• **PROBLEM**
Within the entries below, please return exactly the lines from the one with "Output the Python" through the one with "from matplotlib.patches import Patch", leaving out any pictures.

Records contained in a dataset

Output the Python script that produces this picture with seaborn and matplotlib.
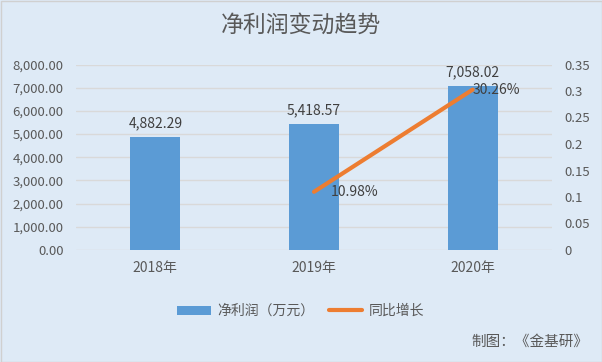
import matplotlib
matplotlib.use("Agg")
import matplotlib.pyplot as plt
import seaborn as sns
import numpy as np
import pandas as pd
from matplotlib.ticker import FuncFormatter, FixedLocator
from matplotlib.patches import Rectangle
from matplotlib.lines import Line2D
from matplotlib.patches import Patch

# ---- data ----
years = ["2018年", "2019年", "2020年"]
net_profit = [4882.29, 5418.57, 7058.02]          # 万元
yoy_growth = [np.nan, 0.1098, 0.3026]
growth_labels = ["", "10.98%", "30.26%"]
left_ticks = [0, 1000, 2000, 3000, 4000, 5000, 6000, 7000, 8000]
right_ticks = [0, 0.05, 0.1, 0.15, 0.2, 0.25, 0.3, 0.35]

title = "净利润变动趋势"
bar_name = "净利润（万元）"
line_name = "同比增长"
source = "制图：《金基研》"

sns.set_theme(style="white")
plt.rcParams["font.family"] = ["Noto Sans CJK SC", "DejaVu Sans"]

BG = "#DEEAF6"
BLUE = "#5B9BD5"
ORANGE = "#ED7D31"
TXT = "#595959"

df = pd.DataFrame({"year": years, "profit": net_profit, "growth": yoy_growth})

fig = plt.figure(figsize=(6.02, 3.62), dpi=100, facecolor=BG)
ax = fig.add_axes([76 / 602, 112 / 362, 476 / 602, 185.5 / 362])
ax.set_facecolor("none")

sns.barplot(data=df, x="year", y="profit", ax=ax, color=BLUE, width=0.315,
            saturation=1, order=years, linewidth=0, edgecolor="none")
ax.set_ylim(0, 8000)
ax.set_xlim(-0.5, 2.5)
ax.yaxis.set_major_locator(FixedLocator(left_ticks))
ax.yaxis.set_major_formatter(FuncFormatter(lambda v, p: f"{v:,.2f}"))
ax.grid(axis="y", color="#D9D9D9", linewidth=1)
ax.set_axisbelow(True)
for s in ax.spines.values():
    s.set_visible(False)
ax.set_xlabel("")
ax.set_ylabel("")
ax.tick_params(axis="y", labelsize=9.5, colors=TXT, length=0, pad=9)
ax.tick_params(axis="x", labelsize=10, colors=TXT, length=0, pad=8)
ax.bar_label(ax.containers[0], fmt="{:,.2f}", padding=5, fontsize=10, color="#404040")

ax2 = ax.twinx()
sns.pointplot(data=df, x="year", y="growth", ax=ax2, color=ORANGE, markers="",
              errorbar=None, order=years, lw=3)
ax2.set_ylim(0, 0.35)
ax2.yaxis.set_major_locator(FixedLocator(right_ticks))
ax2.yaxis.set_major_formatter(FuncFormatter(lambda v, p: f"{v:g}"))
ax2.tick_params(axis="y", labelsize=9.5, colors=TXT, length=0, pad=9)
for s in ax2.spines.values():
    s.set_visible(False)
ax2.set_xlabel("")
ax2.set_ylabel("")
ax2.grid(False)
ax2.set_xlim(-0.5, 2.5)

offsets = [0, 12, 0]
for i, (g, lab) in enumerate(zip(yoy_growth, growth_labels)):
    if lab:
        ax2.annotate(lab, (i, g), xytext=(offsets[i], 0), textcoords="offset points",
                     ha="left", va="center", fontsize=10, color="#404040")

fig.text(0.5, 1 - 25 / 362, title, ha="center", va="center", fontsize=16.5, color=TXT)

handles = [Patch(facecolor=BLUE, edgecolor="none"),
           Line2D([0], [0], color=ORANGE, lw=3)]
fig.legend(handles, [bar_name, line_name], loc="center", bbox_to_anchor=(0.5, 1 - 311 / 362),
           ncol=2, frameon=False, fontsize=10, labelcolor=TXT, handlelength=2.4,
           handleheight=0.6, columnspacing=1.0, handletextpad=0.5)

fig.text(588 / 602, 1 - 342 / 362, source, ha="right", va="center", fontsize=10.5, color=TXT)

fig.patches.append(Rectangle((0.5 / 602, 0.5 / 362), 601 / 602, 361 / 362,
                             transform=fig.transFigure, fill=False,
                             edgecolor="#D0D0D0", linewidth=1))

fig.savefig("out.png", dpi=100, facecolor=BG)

* * *

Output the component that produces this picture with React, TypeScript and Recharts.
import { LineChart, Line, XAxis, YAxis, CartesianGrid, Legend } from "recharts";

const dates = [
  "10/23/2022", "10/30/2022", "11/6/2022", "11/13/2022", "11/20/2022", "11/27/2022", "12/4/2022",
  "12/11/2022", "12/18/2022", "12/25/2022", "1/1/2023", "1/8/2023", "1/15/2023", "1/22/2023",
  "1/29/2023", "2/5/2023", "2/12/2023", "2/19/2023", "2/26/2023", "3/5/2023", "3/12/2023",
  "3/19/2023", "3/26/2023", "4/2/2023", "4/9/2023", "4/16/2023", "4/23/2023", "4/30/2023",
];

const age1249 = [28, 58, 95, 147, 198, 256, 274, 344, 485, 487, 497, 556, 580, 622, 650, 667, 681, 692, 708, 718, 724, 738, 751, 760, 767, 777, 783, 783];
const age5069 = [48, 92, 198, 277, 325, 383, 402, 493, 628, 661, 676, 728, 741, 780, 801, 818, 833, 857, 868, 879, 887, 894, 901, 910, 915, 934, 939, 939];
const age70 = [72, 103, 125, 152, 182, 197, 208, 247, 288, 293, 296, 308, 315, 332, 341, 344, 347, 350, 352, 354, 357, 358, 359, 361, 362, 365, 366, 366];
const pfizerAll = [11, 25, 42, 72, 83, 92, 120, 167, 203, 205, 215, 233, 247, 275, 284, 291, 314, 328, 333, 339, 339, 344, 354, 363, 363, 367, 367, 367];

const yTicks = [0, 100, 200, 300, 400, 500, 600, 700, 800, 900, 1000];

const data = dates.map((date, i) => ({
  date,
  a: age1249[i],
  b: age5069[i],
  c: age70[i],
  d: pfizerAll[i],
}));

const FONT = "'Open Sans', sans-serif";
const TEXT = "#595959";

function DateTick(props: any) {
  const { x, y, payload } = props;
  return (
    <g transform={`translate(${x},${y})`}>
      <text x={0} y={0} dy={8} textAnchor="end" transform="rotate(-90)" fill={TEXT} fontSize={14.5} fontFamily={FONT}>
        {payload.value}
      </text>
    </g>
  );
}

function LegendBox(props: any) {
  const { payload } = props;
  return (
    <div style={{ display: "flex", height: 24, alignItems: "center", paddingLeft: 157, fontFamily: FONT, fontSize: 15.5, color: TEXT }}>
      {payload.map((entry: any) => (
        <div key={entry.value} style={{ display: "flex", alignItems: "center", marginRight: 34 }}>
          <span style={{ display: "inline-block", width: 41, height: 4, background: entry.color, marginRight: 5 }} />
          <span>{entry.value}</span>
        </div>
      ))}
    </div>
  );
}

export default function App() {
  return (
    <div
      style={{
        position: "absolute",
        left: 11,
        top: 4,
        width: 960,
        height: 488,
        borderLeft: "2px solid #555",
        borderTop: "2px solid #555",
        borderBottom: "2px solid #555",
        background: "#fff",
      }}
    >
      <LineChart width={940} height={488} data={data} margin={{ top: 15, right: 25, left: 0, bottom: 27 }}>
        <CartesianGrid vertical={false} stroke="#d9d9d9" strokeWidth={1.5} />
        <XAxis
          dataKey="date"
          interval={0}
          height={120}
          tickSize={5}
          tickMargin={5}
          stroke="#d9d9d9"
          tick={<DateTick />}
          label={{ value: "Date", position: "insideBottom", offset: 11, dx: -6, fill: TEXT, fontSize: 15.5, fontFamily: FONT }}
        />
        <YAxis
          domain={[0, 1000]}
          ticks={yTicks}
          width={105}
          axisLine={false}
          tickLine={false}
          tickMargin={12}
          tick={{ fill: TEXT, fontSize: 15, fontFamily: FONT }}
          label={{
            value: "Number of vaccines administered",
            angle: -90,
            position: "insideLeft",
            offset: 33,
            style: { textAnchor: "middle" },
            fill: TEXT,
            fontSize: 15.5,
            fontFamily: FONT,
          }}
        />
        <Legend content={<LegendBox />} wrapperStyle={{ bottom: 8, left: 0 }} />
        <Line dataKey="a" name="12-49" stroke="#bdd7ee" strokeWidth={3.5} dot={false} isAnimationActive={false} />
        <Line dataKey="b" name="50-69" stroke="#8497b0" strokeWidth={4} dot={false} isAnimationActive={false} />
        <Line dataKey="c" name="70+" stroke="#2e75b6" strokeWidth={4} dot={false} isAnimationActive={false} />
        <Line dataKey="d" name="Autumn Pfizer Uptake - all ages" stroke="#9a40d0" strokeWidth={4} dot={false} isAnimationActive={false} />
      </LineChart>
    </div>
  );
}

• **COMPLETE OUTPUT**
Output the Python script that produces this picture with seaborn and matplotlib.
import matplotlib
matplotlib.use("Agg")
import matplotlib.pyplot as plt
import seaborn as sns
import numpy as np
import pandas as pd
from matplotlib.ticker import FuncFormatter, FixedLocator
from matplotlib.patches import Rectangle
from matplotlib.lines import Line2D
from matplotlib.patches import Patch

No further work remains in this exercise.